== Exercise ==
Only the lines from the start of the data through the line containing "import * as" should be written out, exactly as they are, with both ends included and the pictures left out.
---------- Given information ----------
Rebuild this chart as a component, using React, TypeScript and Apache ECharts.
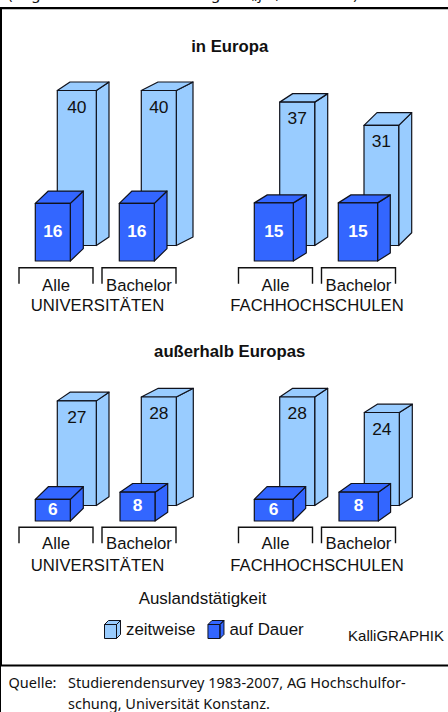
import React, { useEffect, useRef } from "react";
import * as echarts from "echarts";

// Data
const categories = ["Alle", "Bachelor"];
const uniEuropaZeitweise = [40, 40];
const uniEuropaDauer = [16, 16];
const fhEuropaZeitweise = [37, 31];
const fhEuropaDauer = [15, 15];
const uniAussenZeitweise = [27, 28];
const uniAussenDauer = [6, 8];
const fhAussenZeitweise = [28, 24];
const fhAussenDauer = [6, 8];
const seriesNames = ["zeitweise", "auf Dauer"];
const groupNames = ["UNIVERSITÄTEN", "FACHHOCHSCHULEN"];

// Styles and layout
const FONT = '"Liberation Sans", Arial, sans-serif';
const NOTE_FONT = '"Noto Sans", sans-serif';
const LIGHT = "#99CCFF";
const DARK = "#3366FF";
const STROKE = "#10121c";
const TEXT = "#111111";
const FS = 16.7;

type Box = { off: number; w: number; dx: number; dy: number };
type Panel = {
  left: number; top: number; bottom: number; lightMin: number; lightMax: number; darkMax: number;
  light: number[]; dark: number[]; name: string;
  lightBox: Box[]; darkBox: Box[]; labelMargin: number; bracketGap: number;
};

const panels: Panel[] = [
  {
    left: 14.5, top: 59.5, bottom: 261, lightMin: -4, lightMax: 48, darkMax: 56,
    light: uniEuropaZeitweise, dark: uniEuropaDauer, name: groupNames[0], labelMargin: 15.5, bracketGap: 6.7,
    lightBox: [{ off: 1.3, w: 39, dx: 12.7, dy: 8.5 }, { off: 2.3, w: 35, dx: 16.7, dy: 8.5 }],
    darkBox: [{ off: -20.7, w: 35, dx: 13, dy: 12.4 }, { off: -19.7, w: 35, dx: 12.7, dy: 12.4 }],
  },
  {
    left: 234, top: 59.5, bottom: 261, lightMin: -4, lightMax: 48, darkMax: 52,
    light: fhEuropaZeitweise, dark: fhEuropaDauer, name: groupNames[1], labelMargin: 15.5, bracketGap: 6.7,
    lightBox: [{ off: 4.2, w: 35, dx: 13, dy: 8.5 }, { off: 5.5, w: 34.7, dx: 13, dy: 12.7 }],
    darkBox: [{ off: -21.2, w: 39, dx: 13, dy: 8 }, { off: -20.2, w: 39.3, dx: 12.7, dy: 8 }],
  },
  {
    left: 14.5, top: 381.5, bottom: 521, lightMin: -4, lightMax: 32, darkMax: 38.75,
    light: uniAussenZeitweise, dark: uniAussenDauer, name: groupNames[0], labelMargin: 13.5, bracketGap: 6.3,
    lightBox: [{ off: 1.3, w: 39, dx: 12.7, dy: 8.7 }, { off: 2.3, w: 35, dx: 17, dy: 8.7 }],
    darkBox: [{ off: -20.7, w: 35, dx: 13, dy: 12.7 }, { off: -19, w: 35, dx: 12.7, dy: 8.7 }],
  },
  {
    left: 234, top: 381.5, bottom: 521, lightMin: -4, lightMax: 32, darkMax: 38.75,
    light: fhAussenZeitweise, dark: fhAussenDauer, name: groupNames[1], labelMargin: 13.5, bracketGap: 6.3,
    lightBox: [{ off: 4.2, w: 35, dx: 13, dy: 8.7 }, { off: 5.8, w: 35, dx: 13, dy: 8.3 }],
    darkBox: [{ off: -21.2, w: 38.7, dx: 12.7, dy: 12.7 }, { off: -19.5, w: 39.3, dx: 12.3, dy: 8.7 }],
  },
];

const cubeIcon = "path://M0 4H12V18H0ZM0 4L4 0H16L12 4ZM12 4L16 0V14L12 18Z";

function cube(api: any, box: Box, fill: string, labelColor: string, bold: boolean, labelTopOffset: number | null) {
  const i = api.value(0);
  const v = api.value(1);
  const [cx, y0] = api.coord([i, 0]);
  const [, y1] = api.coord([i, v]);
  const x0 = cx + box.off;
  const x1 = x0 + box.w;
  const { dx, dy } = box;
  const shapeStyle = { fill, stroke: STROKE, lineWidth: 1.2, lineJoin: "round" };
  const labelY = labelTopOffset === null ? (y0 + y1) / 2 - 1.2 : y1 + labelTopOffset;
  return {
    type: "group",
    children: [
      { type: "polygon", shape: { points: [[x1, y1], [x1 + dx, y1 - dy], [x1 + dx, y0 - dy], [x1, y0]] }, style: shapeStyle },
      { type: "polygon", shape: { points: [[x0, y1], [x0 + dx, y1 - dy], [x1 + dx, y1 - dy], [x1, y1]] }, style: shapeStyle },
      { type: "rect", shape: { x: x0, y: y1, width: box.w, height: y0 - y1 }, style: shapeStyle },
      {
        type: "text",
        style: {
          x: (x0 + x1) / 2, y: labelY, text: String(v), fill: labelColor, align: "center", verticalAlign: "middle",
          font: `${bold ? "bold " : ""}17.4px ${FONT}`,
        },
      },
    ],
  };
}

function buildOption() {
  const grid: any[] = [];
  const xAxis: any[] = [];
  const yAxis: any[] = [];
  const series: any[] = [];
  panels.forEach((p, k) => {
    grid.push({ left: p.left, width: 166, top: p.top, height: p.bottom - p.top });
    xAxis.push({
      type: "category", gridIndex: k, data: categories, name: p.name, nameLocation: "middle", nameGap: 36,
      nameTextStyle: { fontFamily: FONT, fontSize: FS, color: TEXT },
      axisLine: { show: false }, axisTick: { show: false },
      axisLabel: { interval: 0, margin: p.labelMargin, fontFamily: FONT, fontSize: FS, color: TEXT },
    });
    const lightAxis = yAxis.length;
    yAxis.push({ type: "value", gridIndex: k, min: p.lightMin, max: p.lightMax, show: false });
    const darkAxis = yAxis.length;
    yAxis.push({ type: "value", gridIndex: k, min: 0, max: p.darkMax, show: false });
    series.push({
      type: "custom", name: seriesNames[0], xAxisIndex: k, yAxisIndex: lightAxis, itemStyle: { color: LIGHT },
      encode: { x: 0, y: 1 }, data: p.light.map((v, i) => [i, v]),
      renderItem: (_: any, api: any) => cube(api, p.lightBox[api.value(0)], LIGHT, TEXT, false, 16),
    });
    series.push({
      type: "custom", name: seriesNames[1], xAxisIndex: k, yAxisIndex: darkAxis, itemStyle: { color: DARK },
      encode: { x: 0, y: 1 }, data: p.dark.map((v, i) => [i, v]),
      renderItem: (_: any, api: any) => cube(api, p.darkBox[api.value(0)], DARK, "#ffffff", true, null),
    });
    series.push({
      type: "custom", name: "Klammer", xAxisIndex: k, yAxisIndex: darkAxis, silent: true,
      encode: { x: 0, y: 1 }, data: categories.map((_, i) => [i, 0]),
      renderItem: (_: any, api: any) => {
        const [cx, y0] = api.coord([api.value(0), 0]);
        const y = y0 + p.bracketGap;
        return {
          type: "polyline",
          shape: { points: [[cx - 37, y + 16], [cx - 37, y], [cx + 37, y], [cx + 37, y + 16]] },
          style: { fill: "none", stroke: "#111111", lineWidth: 1.4 },
        };
      },
    });
  });

  const txt = (x: number, y: number, text: string, font: string, align = "left") => ({
    type: "text", x, y,
    style: { text, font, fill: TEXT, align, verticalAlign: "middle" },
  });
  const bar = (x: number, y: number, width: number, height: number) => ({
    type: "rect", shape: { x, y, width, height }, style: { fill: "#000000" },
  });

  return {
    animation: false,
    backgroundColor: "#ffffff",
    grid, xAxis, yAxis, series,
    legend: {
      left: 104, top: 620, itemWidth: 17, itemHeight: 18, itemGap: 12, selectedMode: false,
      padding: 0,
      textStyle: { fontFamily: FONT, fontSize: 16.9, color: TEXT, padding: [3, 0, 0, 0] },
      data: [
        { name: seriesNames[0], icon: cubeIcon, itemStyle: { color: LIGHT, borderColor: STROKE, borderWidth: 1 } },
        { name: seriesNames[1], icon: cubeIcon, itemStyle: { color: DARK, borderColor: STROKE, borderWidth: 1 } },
      ],
    },
    graphic: [
      bar(0, 7, 448, 2.2),
      bar(0, 7, 2, 659),
      bar(0, 664.6, 448, 2),
      bar(0, 666, 1, 46),
      txt(8, -7, "(Angaben in Prozent für Kategorie „ja“, dauerhaft)", `15px ${NOTE_FONT}`),
      txt(229.7, 46.7, "in Europa", `bold 16.7px ${FONT}`, "center"),
      txt(229.7, 351.7, "außerhalb Europas", `bold 16.7px ${FONT}`, "center"),
      txt(202.5, 598, "Auslandstätigkeit", `16.9px ${FONT}`, "center"),
      txt(396, 635.5, "KalliGRAPHIK", `15px ${FONT}`, "center"),
      txt(8.5, 681.5, "Quelle:", `14.5px ${NOTE_FONT}`),
      txt(68, 681.5, "Studierendensurvey 1983-2007, AG Hochschulfor-", `14.5px ${NOTE_FONT}`),
      txt(68, 703, "schung, Universität Konstanz.", `14.5px ${NOTE_FONT}`),
    ],
  };
}

export default function App() {
  const ref = useRef<HTMLDivElement>(null);
  useEffect(() => {
    document.body.style.margin = "0";
    const chart = echarts.init(ref.current!, null, { renderer: "svg" });
    chart.setOption(buildOption() as any);
    return () => chart.dispose();
  }, []);
  return <div ref={ref} style={{ width: 448, height: 712 }} />;
}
----------
== Output ==
Rebuild this chart as a component, using React, TypeScript and Apache ECharts.
import React, { useEffect, useRef } from "react";
import * as echarts from "echarts";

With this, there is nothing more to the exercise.